Chapter 21: AMERICA AND THE GREAT WAR

Primary Sources

1
In his 1904 message to Congress, Theodore Roosevelt laid down the principles for what would become known as the Roosevelt Corollary to the Monroe Doctrine. What exactly is Roosevelt proposing here, and why does he believe the Monroe Doctrine no longer suffices? How does Roosevelt answer the charges of land hunger and imperialism? On what grounds does he justify the expansion of America's international role?

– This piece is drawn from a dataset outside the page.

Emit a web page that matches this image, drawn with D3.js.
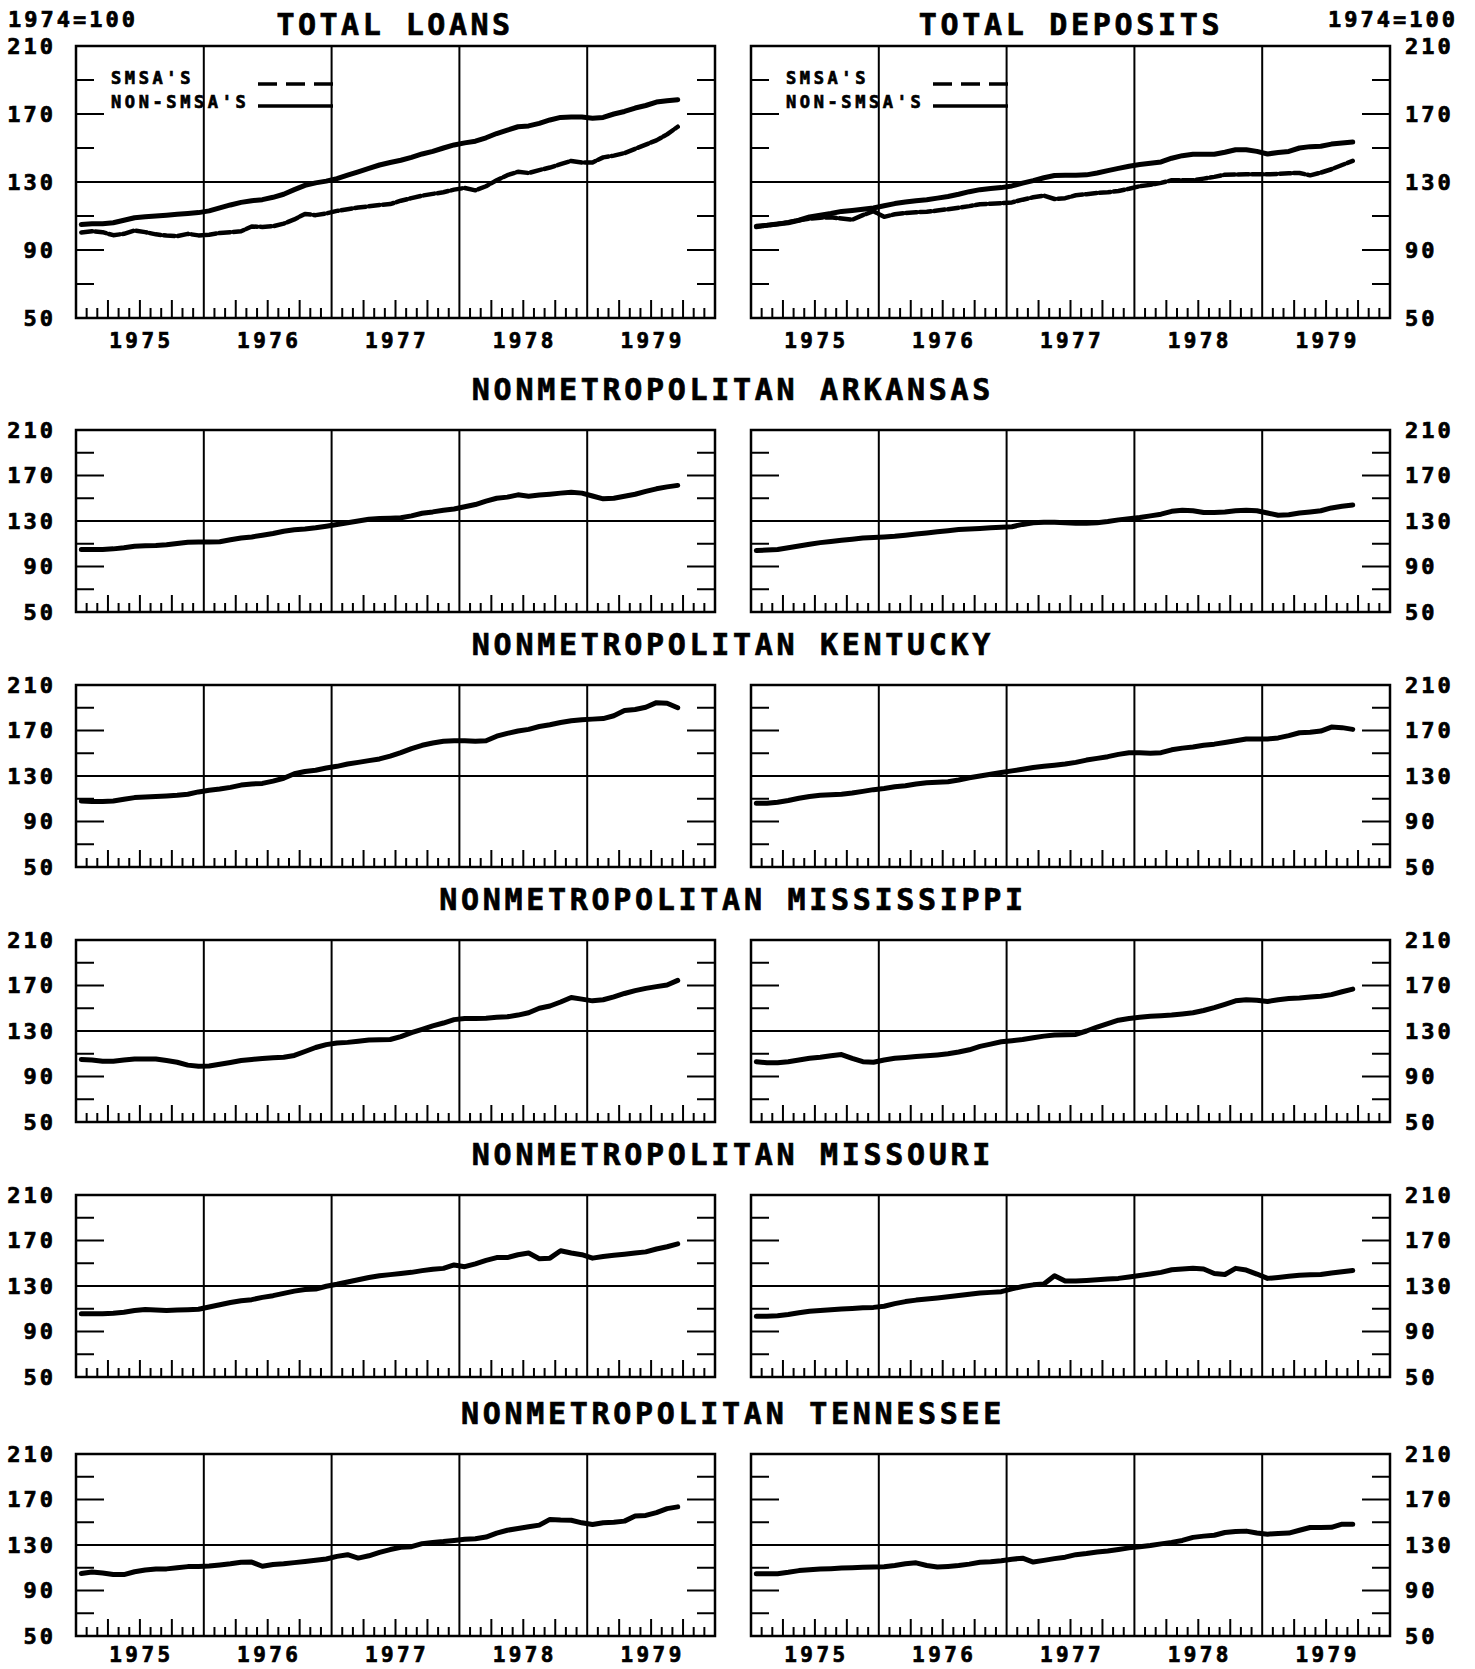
<!DOCTYPE html>
<html>
<head>
<meta charset="utf-8">
<script src="https://cdn.jsdelivr.net/npm/d3@7"></script>
<style>
  body { margin: 0; background: #fff; }
  svg text { font-family: "DejaVu Sans Mono", "Liberation Mono", monospace; font-weight: bold; fill: #000; stroke: #000; stroke-width: 0.7px; }
</style>
</head>
<body>
<svg id="chart" width="1475" height="1669"></svg>
<script>
// ---------------- DATA ----------------
const startYear = 1975;
const years = ["1975", "1976", "1977", "1978", "1979"];
const yTicks = [70, 90, 110, 150, 170, 190];
const yLabels = [50, 90, 130, 170, 210];
const yLongTicks = [90, 170];
const baseLabel = "1974=100";
const topTitles = ["TOTAL LOANS", "TOTAL DEPOSITS"];
const stateTitles = ["NONMETROPOLITAN ARKANSAS", "NONMETROPOLITAN KENTUCKY",
  "NONMETROPOLITAN MISSISSIPPI", "NONMETROPOLITAN MISSOURI", "NONMETROPOLITAN TENNESSEE"];
const legendLabels = ["SMSA'S", "NON-SMSA'S"];

// monthly index values, Jan 1975 - Sep 1979
const loansSMSA = [100.3,101,100.5,98.7,99.5,101.5,100.5,99.2,98.5,98.2,99.5,98.6,
  99,100,100.5,101,103.8,103.6,104,105.5,108,111.2,110.5,111.5,
  113,114,115,115.7,116.5,117,119,120.5,122,123,124,125.5,
  126.5,125.1,127.5,131,134,136,135.3,137,138.5,140.5,142.4,141.5,
  141.5,144.5,145.5,147,149.5,152,154.5,158,162.5];
const loansNonSMSA = [105,105.5,105.5,106,107.5,109,109.5,110,110.5,111,111.5,112,
  113,114.8,116.5,118,119,119.6,121,122.8,125.5,128,129.5,130.5,
  132,134,136,138,140,141.5,142.8,144.5,146.5,148,150,151.8,
  153,154,156,158.5,160.5,162.5,163,164.5,166.5,168,168.2,168.2,
  167.5,168,170,171.5,173.5,175,177,177.8,178.4];
const depositsSMSA = [103.5,104.5,105.3,106.3,107.5,108.4,109,109.3,108.5,107.8,110.5,112.8,
  109.5,111,111.8,112.2,112.5,113.2,114,114.9,115.8,116.9,117.2,117.5,
  118,119.6,121,122,120,120.5,122.2,122.8,123.5,124,124.7,126,
  127.5,128.3,129.5,131,131,131,132,133,134.3,134.4,134.5,134.5,
  134.5,134.8,135.2,135.3,133.9,135.5,137.5,140,142.4];
const depositsNonSMSA = [104,104.5,105.3,106,107.5,109.5,110.5,111.5,112.7,113.3,114,114.7,
  116,117.3,118.2,119,119.6,120.5,121.5,122.8,124.3,125.5,126.2,126.7,
  127.7,129.3,130.8,132.5,133.8,133.9,133.9,134.2,135.3,136.7,138,139.3,
  140.3,141,141.8,144,145.5,146.3,146.3,146.3,147.5,149,149,148,
  146.5,147.3,148,150,150.8,151,152.3,153,153.5];
const arLoans = [105,105,105,105.5,106.5,107.8,108.2,108.5,109.2,110.3,111.3,111.5,
  111.5,111.8,113.5,115,116,117.4,119,121,122.3,123,124,125.4,
  127,128.5,130,131.6,132.3,132.5,132.8,134.5,136.8,138,139.5,140.5,
  142.5,144.5,147.5,150,151,153,151.8,152.8,153.6,154.5,155.3,154.5,
  152,149.5,150,151.8,153.5,156,158.3,160,161.3];
const arDeposits = [104,104.5,105,106.5,108,109.5,111,112,113,114,115,115.5,
  116,116.5,117.5,118.5,119.5,120.5,121.5,122.5,123,123.5,124,124.5,
  125,127,128.5,129,129,128.5,128,128,128.5,129.5,131,132,
  133,134.5,136,138.5,139.5,139,137.5,137.5,138,139,139.5,139,
  137,135,135.5,137,138,139,141.5,143,144];
const kyLoans = [108,107.5,107.5,108,109.5,111,111.5,112,112.5,113,114,116,
  117.5,118.5,120,122,123,123.5,125.5,128,132,134,135,137,
  138.5,140.5,142,143.5,145,147.5,150.5,154,157,159,160.5,161,
  161,160.5,161,165,167.5,169.5,171,173.5,175,177,178.5,179.5,
  180,180.5,183,187.5,188.5,190.5,194.5,194,190];
const kyDeposits = [106,106,107,108.5,110.5,112,113,113.5,114,115,116.5,118,
  119,120.5,121.5,123,124,124.5,125,126.5,128.5,130,131.5,133,
  134.5,136,137.5,138.5,139.5,140.5,142,144,145.5,147,149,150.5,
  150.5,150,150.5,153,154.5,155.5,157,158,159.5,161,162.5,162.5,
  162.5,163.5,165.5,168,168.5,169.5,173,172.5,171];
const msLoans = [105,104.5,103.5,103.5,104.5,105.3,105.3,105.3,104,102.5,100,99,
  99.3,100.8,102.3,104,105,105.8,106.5,107,108.5,112,115.5,118,
  119.5,120,121,122,122.3,122.5,125,128.5,131.5,134.5,137,140,
  141,141,141.3,142,142.5,144,146,150,152,155.5,159.5,158,
  156.5,157.5,160,163,165.5,167.5,169,170.5,174.5];
const msDeposits = [103,102,102,103,104.5,106,107,108.3,109.3,106,103,102.5,
  104.5,106,106.8,107.5,108.2,109,110,111.5,113.5,116.5,118.5,120.5,
  121.5,122.5,124,125.5,126.5,126.8,127,130,133.5,136.5,139.5,141,
  142,143,143.5,144,145,146,148,150.5,153.5,156.5,157.5,157,
  156,157.5,158.5,159,159.8,160.5,162,164.5,166.8];
const moLoans = [105.5,105.5,105.5,106,107,108.5,109.3,109,108.5,108.8,109.2,109.5,
  111.5,113.5,115.5,117,118,120,121.5,123.5,125.5,127,127.3,129.8,
  131.5,133.5,135.5,137.5,139,140,141,142,143.5,144.8,145.5,148.5,
  147,149.5,152.5,155,155,157.5,159,154,154.5,161,159,157.5,
  154.5,156,157,158,159,160,162.5,164.5,167];
const moDeposits = [103.3,103.5,103.8,105,106.5,107.8,108.5,109.2,109.8,110.3,110.8,111.2,
  112.2,114.5,116.3,117.6,118.5,119.5,120.5,121.6,122.8,123.8,124.4,125,
  127.5,129.5,131,131.8,139,134.3,134.5,134.9,135.5,136.2,136.7,138,
  139.2,140.5,142,144.3,145,145.5,145,141,140.1,145.5,144,140.5,
  136.7,137.5,138.5,139.5,139.8,140.1,141.5,142.5,143.6];
const tnLoans = [105,106.3,105.3,104,104,106.5,108,108.8,109,110,111,111,
  111.5,112.5,113.5,114.8,115,111.3,112.8,113.5,114.5,115.5,116.5,117.7,
  120,121.5,118.5,120.5,123.5,126,128,128.5,131.2,132.3,133,134,
  135,135.5,137,140.5,143,144.5,146,147.5,152.5,152,151.8,149.5,
  148,149.5,150,151,155.4,156,158.5,162,163.5];
const tnDeposits = [104.8,104.8,104.8,106,107.5,108.2,108.8,109.2,109.7,110.1,110.4,110.6,
  110.8,112,113.5,114.3,112,110.6,111.2,112,113.2,114.9,115.3,116.2,
  117.5,118.4,115,116.5,118,119.3,121.5,122.5,123.8,124.7,126,127.5,
  128.5,129.6,131,132.3,134,136.7,137.8,138.6,141,141.8,142.2,140.5,
  139.5,140.2,140.5,143,145.4,145.4,145.5,148.3,148.3];

// ---------------- LAYOUT ----------------
const svg = d3.select("#chart");
const panelW = 639;
const colX0 = [76, 751];
const rowTop = [46, 430, 685, 940, 1195, 1454];
const rowH = [272, 182, 182, 182, 182, 182];

const rows = [
  { title: null, series: [
      [{ v: loansSMSA, dashed: true }, { v: loansNonSMSA }],
      [{ v: depositsSMSA, dashed: true }, { v: depositsNonSMSA }] ] },
  { title: stateTitles[0], series: [[{ v: arLoans }], [{ v: arDeposits }]] },
  { title: stateTitles[1], series: [[{ v: kyLoans }], [{ v: kyDeposits }]] },
  { title: stateTitles[2], series: [[{ v: msLoans }], [{ v: msDeposits }]] },
  { title: stateTitles[3], series: [[{ v: moLoans }], [{ v: moDeposits }]] },
  { title: stateTitles[4], series: [[{ v: tnLoans }], [{ v: tnDeposits }]] }
];

const monthPos = i => startYear + (i + 0.5) / 12;

function drawPanel(r, c) {
  const x0 = colX0[c], top = rowTop[r], h = rowH[r];
  const x = d3.scaleLinear().domain([startYear, startYear + 5]).range([x0, x0 + panelW]);
  const y = d3.scaleLinear().domain([50, 210]).range([top + h, top]);
  const g = svg.append("g");
  const big = r === 0;

  // year gridlines
  g.selectAll("line.yr").data(d3.range(1, 5)).join("line")
    .attr("x1", d => x(startYear + d)).attr("x2", d => x(startYear + d))
    .attr("y1", y(210)).attr("y2", y(50))
    .attr("stroke", "#000").attr("stroke-width", 2);
  // 130 line
  g.append("line").attr("x1", x.range()[0]).attr("x2", x.range()[1])
    .attr("y1", y(130)).attr("y2", y(130)).attr("stroke", "#000").attr("stroke-width", 2);
  // month ticks
  const months = d3.range(1, 60).filter(k => k % 12 !== 0);
  g.selectAll("line.mt").data(months).join("line")
    .attr("x1", k => x(startYear + k / 12)).attr("x2", k => x(startYear + k / 12))
    .attr("y1", y(50)).attr("y2", k => y(50) - (k % 3 === 0 ? (big ? 18 : 17) : (big ? 10 : 9)))
    .attr("stroke", "#000").attr("stroke-width", 2);
  // side ticks (both sides, inward)
  [0, 1].forEach(side => {
    const edge = side === 0 ? x.range()[0] : x.range()[1];
    const dir = side === 0 ? 1 : -1;
    g.selectAll("line.st" + side).data(yTicks).join("line")
      .attr("x1", edge).attr("x2", v => edge + dir * (yLongTicks.includes(v) ? 28 : 18))
      .attr("y1", v => y(v)).attr("y2", v => y(v))
      .attr("stroke", "#000").attr("stroke-width", 2);
  });
  // box
  g.append("rect").attr("x", x0).attr("y", top).attr("width", panelW).attr("height", h)
    .attr("fill", "none").attr("stroke", "#000").attr("stroke-width", 2.5);

  // y labels
  g.selectAll("text.yl").data(yLabels).join("text")
    .attr("x", c === 0 ? x0 - 20 : x0 + panelW + 15)
    .attr("y", v => y(v)).attr("dy", "0.36em")
    .attr("text-anchor", c === 0 ? "end" : "start")
    .style("font-size", "22px").style("letter-spacing", "3px")
    .text(d => d);

  // year labels
  if (r === 0 || r === rows.length - 1) {
    g.selectAll("text.xl").data(years).join("text")
      .attr("x", (d, i) => x(startYear + i + 0.5) + 1.5)
      .attr("y", r === 0 ? y(50) + 30 : y(50) + 26)
      .attr("text-anchor", "middle")
      .style("font-size", "21px").style("letter-spacing", "3.4px")
      .text(d => d);
  }

  // data lines
  const line = d3.line().x((d, i) => x(monthPos(i))).y(d => y(d));
  rows[r].series[c].forEach(s => {
    g.append("path").datum(s.v).attr("d", line)
      .attr("fill", "none").attr("stroke", "#000")
      .attr("stroke-width", s.dashed ? 4.5 : 5)
      .attr("stroke-linejoin", "round").attr("stroke-linecap", "round")
      .attr("stroke-dasharray", s.dashed ? "11,3" : null);
  });

  // legend in top panels
  if (r === 0) {
    const lx = x0 + 35, sx0 = x0 + 182, sx1 = x0 + 257;
    g.append("text").attr("x", lx).attr("y", 84)
      .style("font-size", "17px").style("letter-spacing", "3.6px").text(legendLabels[0]);
    g.append("text").attr("x", lx).attr("y", 108)
      .style("font-size", "17px").style("letter-spacing", "3.6px").text(legendLabels[1]);
    g.append("line").attr("x1", sx0).attr("x2", sx1).attr("y1", 84).attr("y2", 84)
      .attr("stroke", "#000").attr("stroke-width", 3.5).attr("stroke-dasharray", "19,9");
    g.append("line").attr("x1", sx0).attr("x2", sx1).attr("y1", 106).attr("y2", 106)
      .attr("stroke", "#000").attr("stroke-width", 3.5);
  }
}

rows.forEach((row, r) => {
  drawPanel(r, 0);
  drawPanel(r, 1);
  if (row.title) {
    svg.append("text").attr("x", 733).attr("y", rowTop[r] - 30)
      .attr("text-anchor", "middle")
      .style("font-size", "30px").style("letter-spacing", "3.7px")
      .text(row.title);
  }
});

// top titles and base labels
svg.append("text").attr("x", 395).attr("y", 35).attr("text-anchor", "middle")
  .style("font-size", "30px").style("letter-spacing", "3.5px").text(topTitles[0]);
svg.append("text").attr("x", 1071).attr("y", 35).attr("text-anchor", "middle")
  .style("font-size", "30px").style("letter-spacing", "3.7px").text(topTitles[1]);
svg.append("text").attr("x", 8).attr("y", 27)
  .style("font-size", "22px").style("letter-spacing", "3px").text(baseLabel);
svg.append("text").attr("x", 1328).attr("y", 27)
  .style("font-size", "22px").style("letter-spacing", "3px").text(baseLabel);
</script>
</body>
</html>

http://www.ourdocuments.gov/doc.php?doc=56&page=transcript

2
Read the section in the text entitled "A War for Democracy," paying careful attention to the discussion of the Zimmermann note. The following document is the official dispatch in which Walter Hines Page, the American ambassador to Great Britain, informed the State Department that the British had intercepted Germany's invitation to Mexico to join in war against the United States. Unknown to the Germans, the British had broken the German diplomatic code. Read the dispatch, and consider the following questions: How did the Zimmermann communication combine with other events early in 1917 to impel the United States to declare war? Why did Germany have reason to believe that Mexico might be receptive to a proposal to wage war against the United States? Why did the British government give a copy of the Zimmermann note to the United States? How does Zimmermann's note reveal that Germany expected the United States to enter the war soon?

Walter Hines Page

3
Read the section in the text under the heading "Selling the War and Suppressing Dissent." The following excepts are from the official opinions of the United States Supreme Court in two cases involving the Espionage Act of June 15, 1917. In the first—Schenck v. United States—Justice Oliver Wendell Holmes formulated the famous "clear and present danger" test, and in the second—Debs v. United States—he applied it to the specific case of Eugene v. Debs, the nation's most prominent socialist. Read the opinions and consider the following questions: Why did Schenck and Debs oppose the war and, particularly, the draft? Was theirs a widespread view? Is Holmes saying that the First Amendment means one thing in peacetime and quite another in wartime? If the staid Supreme Court found that speeches and pamphlets opposing the war effort could be declared illegal, how might the general public be expected to react to such dissent? Later in the year, Holmes used the "clear and present danger" reasoning to dissent from the Court's upholding of another espionage conviction (Abrams v. United States, 250 U.S. 616). In this case, the leaflet was equally inflammatory. But only 5,000 were printed, they were casually distributed, and they were aimed more at American intervention in Russia than at the war against Germany. Holmes argued that there was no "present danger of immediate evil." In light of this, does it appear that the potential success of opposition can be as important as the precise words?

Supreme Court Rulings

4
These two documents—Woodrow Wilson's 1917 address to Congress and his Fourteen Points—establish the rationale for American involvement in World War I. After running for reelection on the grounds that "he kept us out of war," what arguments does Wilson now employ to argue for U.S. intervention? What underlying principles seem to animate Wilson's conception of the world order, and how do these compare to the principles advocated by his New Nationalist rival in the Roosevelt Corollary?